[AoyW] Talking to the Web Server that Just Walked In
A peripatetic web server can't just tack up a sign on the nearest wall reading, "Hey, I'm the cool new site in this room! My IP of the moment is 192.168.0.101." So how do you talk to the web server running on your wi-fi handheld using a friend's laptop at the coffee shop? It's a case of "Don't call us, we'll call you—often".
A wandering web server has to sing "here-i-am" periodically on the local network. Potential clients have to listen for that tune, which will come across on an agreed port. However, contemporary browsers aren't prepared to listen for anything except responses to requests they've posted to known servers.
Fortunately, the solution is trivial. All we need is a faceless desktop app, with an icon by the taskbar clock, that tunes in that port, taking down the info for any web server that chants. When you want to talk to one of them, you click the icon to view the list of singing servers, and hit the one you aim to chat up. That starts a browser for the server in question.
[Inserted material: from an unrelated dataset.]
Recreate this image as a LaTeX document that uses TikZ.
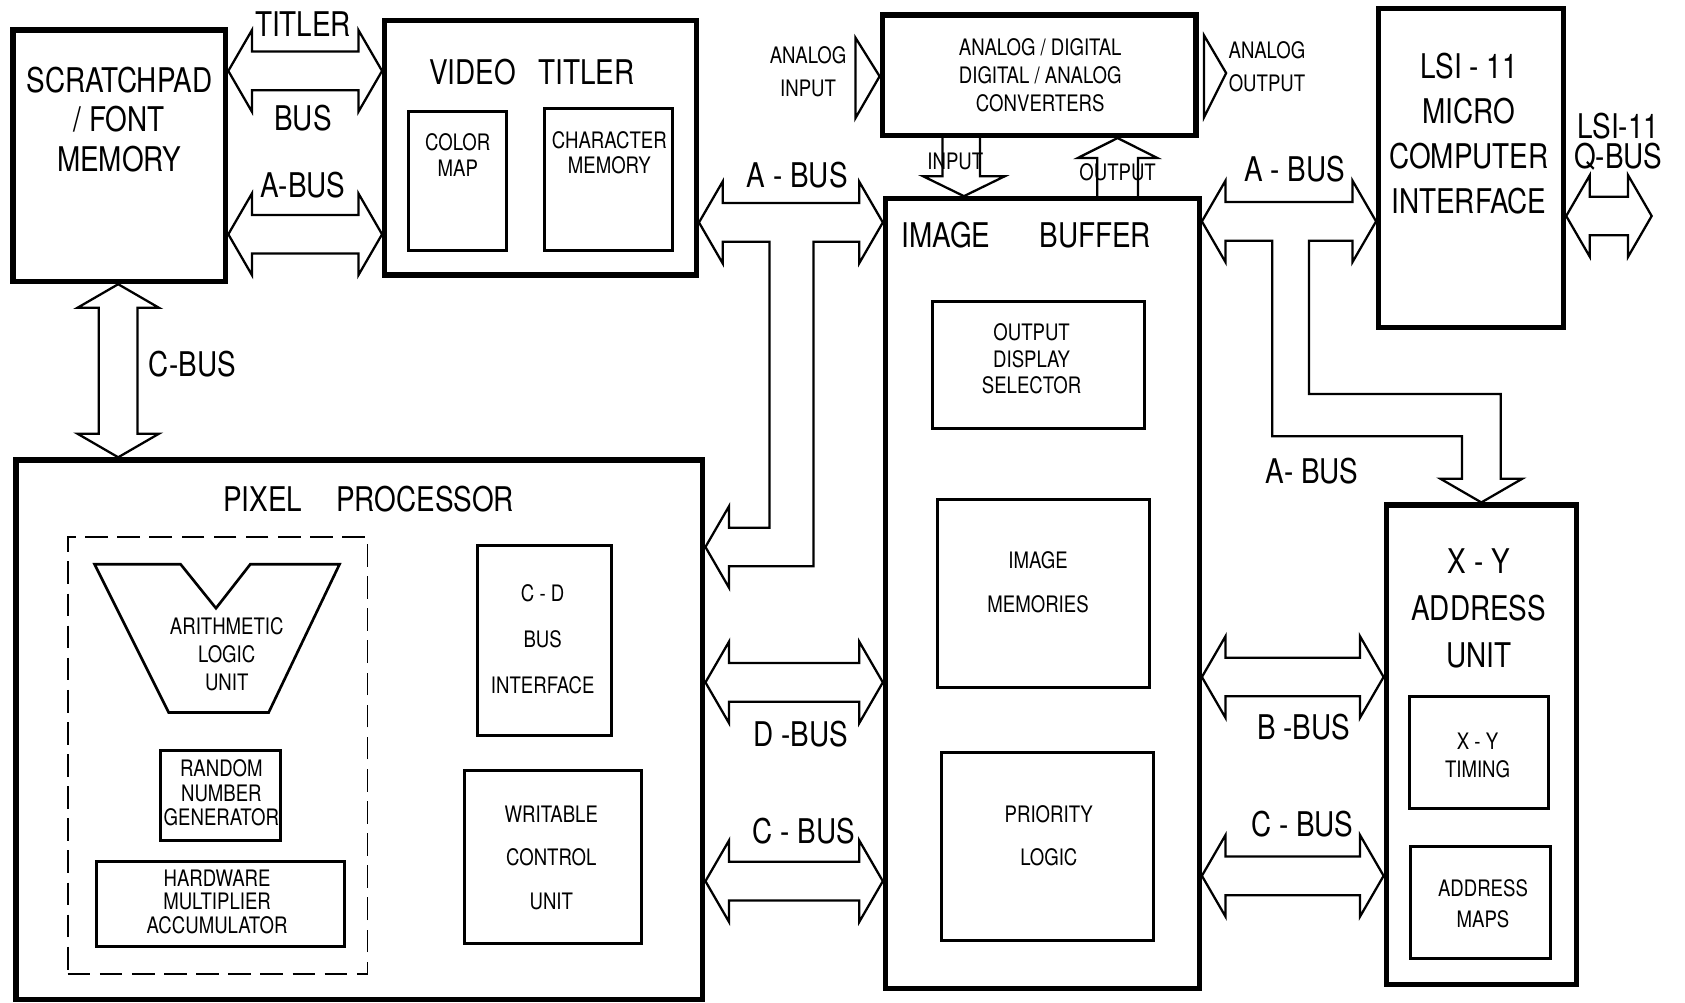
\documentclass[tikz,border=0pt]{standalone}
\usepackage{fontspec}
\setmainfont{TeX Gyre Heros}[FakeStretch=0.82]
\usetikzlibrary{calc,fit}

\tikzset{
  bigbox/.style={draw, line width=1.4pt, inner sep=0pt},
  box/.style={draw, line width=0.8pt, inner sep=0pt},
  dashbox/.style={draw, line width=0.5pt, inner sep=0pt, dash pattern=on 6pt off 2.5pt},
  bus/.style={draw, line width=0.6pt, line join=miter},
  big/.style={font=\fontsize{9}{#1}\selectfont, align=center, inner sep=0pt},
  big/.default=12,
  small/.style={font=\fontsize{6}{#1}\selectfont, align=center, inner sep=0pt},
  small/.default=7
}

% horizontal double bus between two tips at the same height
\newcommand{\hbus}[2]{%
  \draw[bus] (#1) -- ++(22,-38) -- ++(0,20) -- ($(#2)+(-22,-18)$) -- ++(0,-20)
    -- (#2) -- ++(-22,38) -- ++(0,-20) -- ($(#1)+(22,18)$) -- ++(0,20) -- cycle;}
% vertical double bus
\newcommand{\vbus}[2]{%
  \draw[bus] (#1) -- ++(-38,22) -- ++(20,0) -- ($(#2)+(-18,-22)$) -- ++(-20,0)
    -- (#2) -- ++(38,-22) -- ++(-20,0) -- ($(#1)+(18,22)$) -- ++(20,0) -- cycle;}

\begin{document}
\begin{tikzpicture}[x=0.01cm, y=-0.01cm]
    \useasboundingbox (0,0) rectangle (1568,933);

    % Main blocks
    \node[bigbox, fit={(12,28) (210,262)}] (scratch) {};
    \node[bigbox, fit={(358,19) (648,256)}] (vtitler) {};
    \node[bigbox, fit={(821,14) (1113,126)}] (adda) {};
    \node[bigbox, fit={(1283,8) (1455,305)}] (lsi) {};
    \node[bigbox, fit={(824,185) (1116,920)}] (imgbuf) {};
    \node[bigbox, fit={(15,428) (654,930)}] (pixproc) {};
    \node[bigbox, fit={(1290,470) (1467,916)}] (xyunit) {};

    % Inner blocks
    \node[box, fit={(380,104) (471,233)}] (colormap) {};
    \node[box, fit={(507,101) (626,233)}] (charmem) {};
    \node[box, fit={(868,281) (1065,399)}] (ods) {};
    \node[box, fit={(872,465) (1070,640)}] (imem) {};
    \node[box, fit={(876,700) (1073,875)}] (prio) {};
    \node[dashbox, fit={(63,500) (342,906)}] (alugroup) {};
    \node[box, fit={(149,698) (261,782)}] (rng) {};
    \node[box, fit={(90,802) (321,881)}] (hma) {};
    \node[box, fit={(444,508) (569,684)}] (cdbus) {};
    \node[box, fit={(432,717) (597,878)}] (wcu) {};
    \node[box, fit={(1312,648) (1441,752)}] (xytiming) {};
    \node[box, fit={(1313,788) (1443,892)}] (amaps) {};

    % ALU outline
    \draw[line width=0.7pt] (88,525) -- (168,525) -- (201,566) -- (233,525) -- (316,525)
        -- (250,663) -- (157,663) -- cycle;

    % Texts
    \node[big=10.5] (scratchtxt) at (111,111) {SCRATCHPAD\\/ FONT\\MEMORY};
    \node[big] (vtitlertxt) at (495,67) {VIDEO\hspace{6pt}TITLER};
    \node[small=6.8] (colormaptxt) at (426,144) {COLOR\\MAP};
    \node[small=6.8] (charmemtxt) at (567,142) {CHARACTER\\MEMORY};
    \node[small=7.3] (addatxt) at (968,70) {ANALOG / DIGITAL\\DIGITAL / ANALOG\\CONVERTERS};
    \node[big] (imgbuftxt) at (955,219) {IMAGE\hspace{13pt}BUFFER};
    \node[big=11.9] (lsitxt) at (1367,124) {LSI - 11\\MICRO\\COMPUTER\\INTERFACE};
    \node[small=7] (odstxt) at (960,334) {OUTPUT\\DISPLAY\\SELECTOR};
    \node[small=11.7] (imemtxt) at (966,542) {IMAGE\\MEMORIES};
    \node[small=11.4] (priotxt) at (976,778) {PRIORITY\\LOGIC};
    \node[big] (pixtxt) at (343,464) {PIXEL\hspace{9pt}PROCESSOR};
    \node[small=7.4] (alutxt) at (211,609) {ARITHMETIC\\LOGIC\\UNIT};
    \node[small=6.5] (rngtxt) at (206,738) {RANDOM\\NUMBER\\GENERATOR};
    \node[small=6.2] (hmatxt) at (202,839) {HARDWARE\\MULTIPLIER\\ACCUMULATOR};
    \node[small=12.1] (cdtxt) at (505,595) {C - D\\BUS\\INTERFACE};
    \node[small=11.5] (wcutxt) at (513,798) {WRITABLE\\CONTROL\\UNIT};
    \node[big=12.4] (xytxt) at (1376,566) {X - Y\\ADDRESS\\UNIT};
    \node[small=7.4] (xytimtxt) at (1375,703) {X - Y\\TIMING};
    \node[small=8] (amapstxt) at (1380,841) {ADDRESS\\MAPS};

    % Bus labels
    \node[big] (titlerlbl) at (282,22) {TITLER};
    \node[big] (buslbl) at (282,110) {BUS};
    \node[big] (abuslbl1) at (282,172) {A-BUS};
    \node[big] (cbuslbl1) at (179,339) {C-BUS};
    \node[big] (abuslbl2) at (742,163) {A - BUS};
    \node[big] (abuslbl3) at (1205,157) {A - BUS};
    \node[big] (abuslbl4) at (1221,438) {A- BUS};
    \node[big=8] (qbuslbl) at (1506,132) {LSI-11\\Q-BUS};
    \node[big] (dbuslbl) at (745,683) {D -BUS};
    \node[big] (cbuslbl2) at (748,773) {C - BUS};
    \node[big] (bbuslbl) at (1213,677) {B -BUS};
    \node[big] (cbuslbl3) at (1212,767) {C - BUS};
    \node[small=8.8] (aintxt) at (752,67) {ANALOG\\INPUT};
    \node[small=8.6] (aouttxt) at (1179,62) {ANALOG\\OUTPUT};
    \node[small] (inlbl) at (889,150) {INPUT};
    \node[small] (outlbl) at (1040,160) {OUTPUT};

    % Bus end points
    \coordinate (tb1) at (scratch.east |- 0,66);
    \coordinate (tb2) at (vtitler.west |- 0,66);
    \coordinate (ab1) at (scratch.east |- 0,218);
    \coordinate (ab2) at (vtitler.west |- 0,218);
    \coordinate (cb1) at (110,0 |- scratch.south);
    \coordinate (cb2) at (110,0 |- pixproc.north);
    \coordinate (db1) at (pixproc.east |- 0,635);
    \coordinate (db2) at (imgbuf.west |- 0,635);
    \coordinate (cc1) at (pixproc.east |- 0,820);
    \coordinate (cc2) at (imgbuf.west |- 0,820);
    \coordinate (bb1) at (imgbuf.east |- 0,630);
    \coordinate (bb2) at (xyunit.west |- 0,630);
    \coordinate (cr1) at (imgbuf.east |- 0,815);
    \coordinate (cr2) at (xyunit.west |- 0,815);
    \coordinate (qb1) at (lsi.east |- 0,201);
    \coordinate (qend) at (1537,201);

    % Straight buses
    \hbus{tb1}{tb2}
    \hbus{ab1}{ab2}
    \vbus{cb1}{cb2}
    \hbus{db1}{db2}
    \hbus{cc1}{cc2}
    \hbus{bb1}{bb2}
    \hbus{cr1}{cr2}
    \hbus{qb1}{qend}

    % A-BUS: video titler -- image buffer, branch to pixel processor
    \draw[bus] (vtitler.east |- 0,207) -- ++(22,-38) -- ++(0,20)
        -- ($(imgbuf.west |- 0,207)+(-22,-18)$) -- ++(0,-20) -- (imgbuf.west |- 0,207)
        -- ++(-22,38) -- ++(0,-20) -- (757,225) |- ($(pixproc.east |- 0,509)+(22,18)$)
        -- ++(0,20) -- (pixproc.east |- 0,509) -- ++(22,-38) -- ++(0,20) -| (716,225)
        -- ($(vtitler.east |- 0,207)+(22,18)$) -- ++(0,20) -- cycle;

    % A-BUS: image buffer -- LSI-11, branch to X-Y address unit
    \draw[bus] (imgbuf.east |- 0,206) -- ++(22,-38) -- ++(0,20)
        -- ($(lsi.west |- 0,206)+(-22,-18)$) -- ++(0,-20) -- (lsi.west |- 0,206)
        -- ++(-22,38) -- ++(0,-20) -- (1218,224) |- ($(xyunit.north)+(18,-101)$)
        -- ++(0,79) -- ++(20,0) -- (xyunit.north) -- ++(-38,-22) -- ++(20,0) |- (1184,406)
        -- (1184,224) -- ($(imgbuf.east |- 0,206)+(22,18)$) -- ++(0,20) -- cycle;

    % Converter input / output
    \draw[bus] (877,0 |- adda.south) |- (859,164) -- (897,0 |- imgbuf.north) -- (935,164)
        -| (912,0 |- adda.south);
    \draw[bus] (1021,0 |- imgbuf.north) |- (1003,147) -- (1040,0 |- adda.south) -- (1077,147)
        -| (1059,0 |- imgbuf.north);

    % Analog input / output
    \draw[bus] (796,35) -- (adda.west |- 0,71) -- (796,110) -- cycle;
    \draw[bus] ($(adda.east |- 0,33)+(5,0)$) -- (1141,68) -- ($(adda.east |- 0,109)+(5,0)$) -- cycle;

\end{tikzpicture}
\end{document}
Our current airWRX prototype uses this technique inside its client component, though now I wish we'd separated it out as described above, so anyone could grab and reuse it in their own projects. (That wouldn't be much work, so if interested, drop an email to airWRX->networkimprov+net.) The server singer can be implemented in a one-line pearl script, or a brief C program that runs from the command prompt or in its own thread in a larger app.
You'd think that this scheme would already be specified somewhere, for instance Apple's Bonjour protocols for ad hoc IP networking. But as far as I can tell, it assumes that services are lethargic beasts, whereas clients flit about; the fleas must seek the dogs. In the case of a web server running on your laptop or wi-fi handheld, it's the ephemeral animal. If clients constantly call "are-you-there" looking for newly arrived or departed servers, a room full of clients would waste a lot of the available bandwidth. It's more logical to have the servers do the talking.